Falling out of love felt like the flick of a switch, but in reality it’s more like the gradual turning down of a dimmer.
Things start brightly, so brightly. Your sun is shining with such veracity that it illuminates even the gloomiest nooks and crannies of your heart and soul and suffering. It burns, gloriously, and you think to yourself that something this bright will never be dulled.
But even suns die, eventually.
What if there is no implosion, though? Or explosion, or black hole of disaster? What if it’s more like bits of you fall away, lose saturation, and your love becomes ashy embers of the fire it once was?
What if the dimmer switch turns so slowly, you don’t even notice – until suddenly you’re in darkness and have no idea how it happened?
It felt like the flick of a switch. It felt like one day I was happy and then one day I wasn’t, and no amount of rumination or talking myself out of it was going to change the fact that this time was different.
It was inevitable and yet impossible.
What had triggered the blackout wasn’t a switch being flicked, but in fact the glow that had barely been lingering had finally been extinguished.
It had turned from a beautiful romance to a beautiful friendship, and the light was finally out.

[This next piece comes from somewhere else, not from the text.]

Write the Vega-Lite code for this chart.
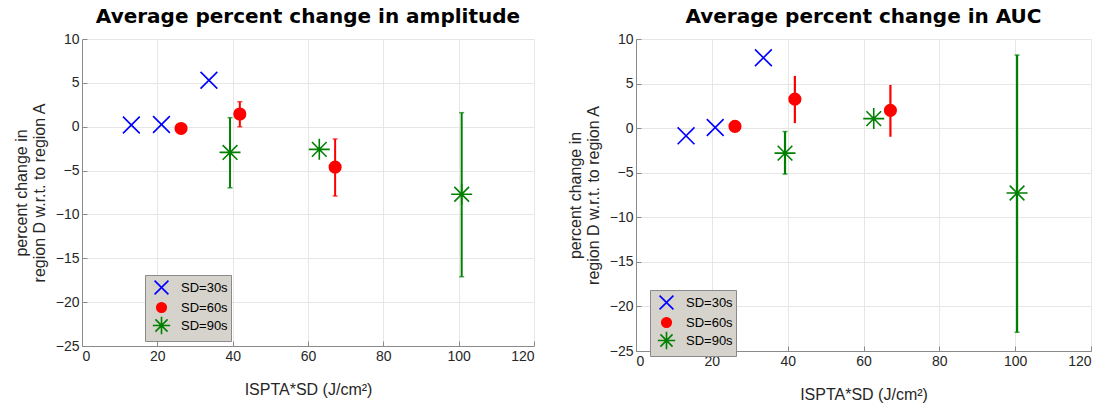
{
  "$schema": "https://vega.github.io/schema/vega-lite/v6.json",
  "background": "white",
  "padding": {"left": 13, "top": 7, "right": 10, "bottom": 5},
  "spacing": 32,
  "config": {
    "font": "Liberation Sans",
    "view": {"stroke": null},
    "title": {"font": "DejaVu Sans", "fontSize": 20, "fontWeight": "bold", "color": "#000000", "offset": 5, "anchor": "middle"},
    "axis": {
      "domainColor": "#8a8a8a",
      "domainWidth": 1,
      "tickColor": "#8a8a8a",
      "tickSize": -5,
      "labelPadding": 8,
      "labelFont": "Liberation Sans",
      "labelFontSize": 14,
      "labelColor": "#262626",
      "titleFont": "Liberation Sans",
      "titleFontSize": 16,
      "titleFontWeight": "normal",
      "titleColor": "#262626",
      "gridColor": "#e6e6e6",
      "gridWidth": 1
    },
    "axisX": {"titlePadding": 18},
    "legend": {
      "fillColor": "#d6d3cc",
      "strokeColor": "#8a8a8a",
      "padding": 3,
      "labelFont": "Liberation Sans",
      "labelFontSize": 13,
      "labelColor": "#000000",
      "symbolStrokeWidth": 1.6,
      "symbolSize": 300,
      "symbolOffset": 4,
      "rowPadding": -3,
      "labelOffset": 10
    }
  },
  "datasets": {
    "amp": [
      {"series": "SD=30s", "x": 13.1, "y": 0.2},
      {"series": "SD=30s", "x": 21.1, "y": 0.25},
      {"series": "SD=30s", "x": 33.7, "y": 5.3},
      {"series": "SD=60s", "x": 26.3, "y": -0.2},
      {"series": "SD=60s", "x": 41.9, "y": 1.45, "lo": 0.0, "hi": 2.85},
      {"series": "SD=60s", "x": 67.2, "y": -4.6, "lo": -7.9, "hi": -1.4},
      {"series": "SD=90s", "x": 39.3, "y": -2.93, "lo": -6.96, "hi": 1.03},
      {"series": "SD=90s", "x": 63.0, "y": -2.58},
      {"series": "SD=90s", "x": 100.8, "y": -7.7, "lo": -17.1, "hi": 1.6}
    ],
    "auc": [
      {"series": "SD=30s", "x": 13.2, "y": -0.86},
      {"series": "SD=30s", "x": 20.9, "y": 0.07},
      {"series": "SD=30s", "x": 33.6, "y": 7.9},
      {"series": "SD=60s", "x": 26.1, "y": 0.2},
      {"series": "SD=60s", "x": 41.9, "y": 3.25, "lo": 0.56, "hi": 5.86},
      {"series": "SD=60s", "x": 67.1, "y": 2.0, "lo": -0.97, "hi": 4.85},
      {"series": "SD=90s", "x": 39.3, "y": -2.8, "lo": -5.15, "hi": -0.38},
      {"series": "SD=90s", "x": 62.7, "y": 1.07},
      {"series": "SD=90s", "x": 100.5, "y": -7.28, "lo": -22.9, "hi": 8.2}
    ]
  },
  "resolve": {
    "scale": {"shape": "independent", "fill": "independent", "stroke": "independent", "color": "independent"},
    "legend": {"shape": "independent", "fill": "independent", "stroke": "independent", "color": "independent"}
  },
  "hconcat": [
    {
      "title": "Average percent change in amplitude",
      "width": 452,
      "height": 307,
      "data": {"name": "amp"},
      "encoding": {
        "x": {"field": "x", "type": "quantitative", "scale": {"domain": [0, 120], "nice": false}, "axis": {"values": [0, 20, 40, 60, 80, 100, 120], "title": "ISPTA*SD (J/cm²)", "grid": true}},
        "y": {"field": "y", "type": "quantitative", "scale": {"domain": [-25, 10], "nice": false}, "axis": {"values": [-25, -20, -15, -10, -5, 0, 5, 10], "title": ["percent change in", "region D w.r.t. to region A"], "grid": true, "titlePadding": 8}}
      },
      "layer": [
        {
          "transform": [{"filter": "isValid(datum.lo)"}],
          "mark": {"type": "rule", "strokeWidth": 2},
          "encoding": {
            "y": {"field": "lo", "type": "quantitative"},
            "y2": {"field": "hi"},
            "color": {"field": "series", "type": "nominal", "scale": {"domain": ["SD=60s", "SD=90s"], "range": ["#ff0000", "#008000"]}, "legend": null}
          }
        },
        {
          "transform": [{"filter": "isValid(datum.lo)"}],
          "mark": {"type": "tick", "orient": "horizontal", "size": 5, "thickness": 1.5},
          "encoding": {
            "y": {"field": "lo", "type": "quantitative"},
            "color": {"field": "series", "type": "nominal", "scale": {"domain": ["SD=60s", "SD=90s"], "range": ["#ff0000", "#008000"]}, "legend": null}
          }
        },
        {
          "transform": [{"filter": "isValid(datum.hi)"}],
          "mark": {"type": "tick", "orient": "horizontal", "size": 5, "thickness": 1.5},
          "encoding": {
            "y": {"field": "hi", "type": "quantitative"},
            "color": {"field": "series", "type": "nominal", "scale": {"domain": ["SD=60s", "SD=90s"], "range": ["#ff0000", "#008000"]}, "legend": null}
          }
        },
        {
          "mark": {"type": "point", "strokeWidth": 1.6, "opacity": 1, "size": 441},
          "encoding": {
            "shape": {"field": "series", "type": "nominal", "title": null, "scale": {"domain": ["SD=30s", "SD=60s", "SD=90s"], "range": ["M-0.8,-0.8L0.8,0.8M-0.8,0.8L0.8,-0.8", "M-0.55,0A0.55,0.55,0,1,0,0.55,0A0.55,0.55,0,1,0,-0.55,0Z", "M-1,0L1,0M0,-1L0,1M-0.7,-0.7L0.7,0.7M-0.7,0.7L0.7,-0.7"]}, "legend": {"orient": "none", "legendX": 63, "legendY": 236}},
            "stroke": {"field": "series", "type": "nominal", "title": null, "scale": {"domain": ["SD=30s", "SD=60s", "SD=90s"], "range": ["#0000ff", "#ff0000", "#008000"]}, "legend": {"orient": "none", "legendX": 63, "legendY": 236}},
            "fill": {"field": "series", "type": "nominal", "title": null, "scale": {"domain": ["SD=30s", "SD=60s", "SD=90s"], "range": ["transparent", "#ff0000", "transparent"]}, "legend": {"orient": "none", "legendX": 63, "legendY": 236}}
          }
        }
      ]
    },
    {
      "title": "Average percent change in AUC",
      "width": 455,
      "height": 312,
      "data": {"name": "auc"},
      "encoding": {
        "x": {"field": "x", "type": "quantitative", "scale": {"domain": [0, 120], "nice": false}, "axis": {"values": [0, 20, 40, 60, 80, 100, 120], "title": "ISPTA*SD (J/cm²)", "grid": true}},
        "y": {"field": "y", "type": "quantitative", "scale": {"domain": [-25, 10], "nice": false}, "axis": {"values": [-25, -20, -15, -10, -5, 0, 5, 10], "title": ["percent change in", "region D w.r.t. to region A"], "grid": true, "titlePadding": 8}}
      },
      "layer": [
        {
          "transform": [{"filter": "isValid(datum.lo)"}],
          "mark": {"type": "rule", "strokeWidth": 2.2},
          "encoding": {
            "y": {"field": "lo", "type": "quantitative"},
            "y2": {"field": "hi"},
            "color": {"field": "series", "type": "nominal", "scale": {"domain": ["SD=60s", "SD=90s"], "range": ["#ff0000", "#008000"]}, "legend": null}
          }
        },
        {
          "transform": [{"filter": "isValid(datum.lo) && datum.series == 'SD=90s'"}],
          "mark": {"type": "tick", "orient": "horizontal", "size": 5, "thickness": 1.5},
          "encoding": {
            "y": {"field": "lo", "type": "quantitative"},
            "color": {"field": "series", "type": "nominal", "scale": {"domain": ["SD=60s", "SD=90s"], "range": ["#ff0000", "#008000"]}, "legend": null}
          }
        },
        {
          "transform": [{"filter": "isValid(datum.hi) && datum.series == 'SD=90s'"}],
          "mark": {"type": "tick", "orient": "horizontal", "size": 5, "thickness": 1.5},
          "encoding": {
            "y": {"field": "hi", "type": "quantitative"},
            "color": {"field": "series", "type": "nominal", "scale": {"domain": ["SD=60s", "SD=90s"], "range": ["#ff0000", "#008000"]}, "legend": null}
          }
        },
        {
          "mark": {"type": "point", "strokeWidth": 1.6, "opacity": 1, "size": 441},
          "encoding": {
            "shape": {"field": "series", "type": "nominal", "title": null, "scale": {"domain": ["SD=30s", "SD=60s", "SD=90s"], "range": ["M-0.8,-0.8L0.8,0.8M-0.8,0.8L0.8,-0.8", "M-0.55,0A0.55,0.55,0,1,0,0.55,0A0.55,0.55,0,1,0,-0.55,0Z", "M-1,0L1,0M0,-1L0,1M-0.7,-0.7L0.7,0.7M-0.7,0.7L0.7,-0.7"]}, "legend": {"orient": "none", "legendX": 14, "legendY": 251}},
            "stroke": {"field": "series", "type": "nominal", "title": null, "scale": {"domain": ["SD=30s", "SD=60s", "SD=90s"], "range": ["#0000ff", "#ff0000", "#008000"]}, "legend": {"orient": "none", "legendX": 14, "legendY": 251}},
            "fill": {"field": "series", "type": "nominal", "title": null, "scale": {"domain": ["SD=30s", "SD=60s", "SD=90s"], "range": ["transparent", "#ff0000", "transparent"]}, "legend": {"orient": "none", "legendX": 14, "legendY": 251}}
          }
        }
      ]
    }
  ]
}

And so now, I’m sat in darkness. Frozen, like when you’ve been focusing on something so long you didn’t notice the sun going down.
The light is gone, fully dimmed, and my torches are out of batteries. We have no matches, no candles, and so are stumbling our way out, hands outstretched, each trying to avoid bumping into the other.
We’re feeling our way through unknown territory, desperate to find the door handle but also taking our time. Pretending to have lost the key whilst hiding it behind our backs. Because once the door is open and we let the world flood back in, we’re actually saying goodbye.
The light is out, but can’t be unlit.
When the sun sets, you don’t forget the warmth it left on your skin, the way it burned and the shadows it cast around you. I won’t forget the way he changed me for the better.
The light is out, but we can’t unsee what it showed us, even if we wanted to.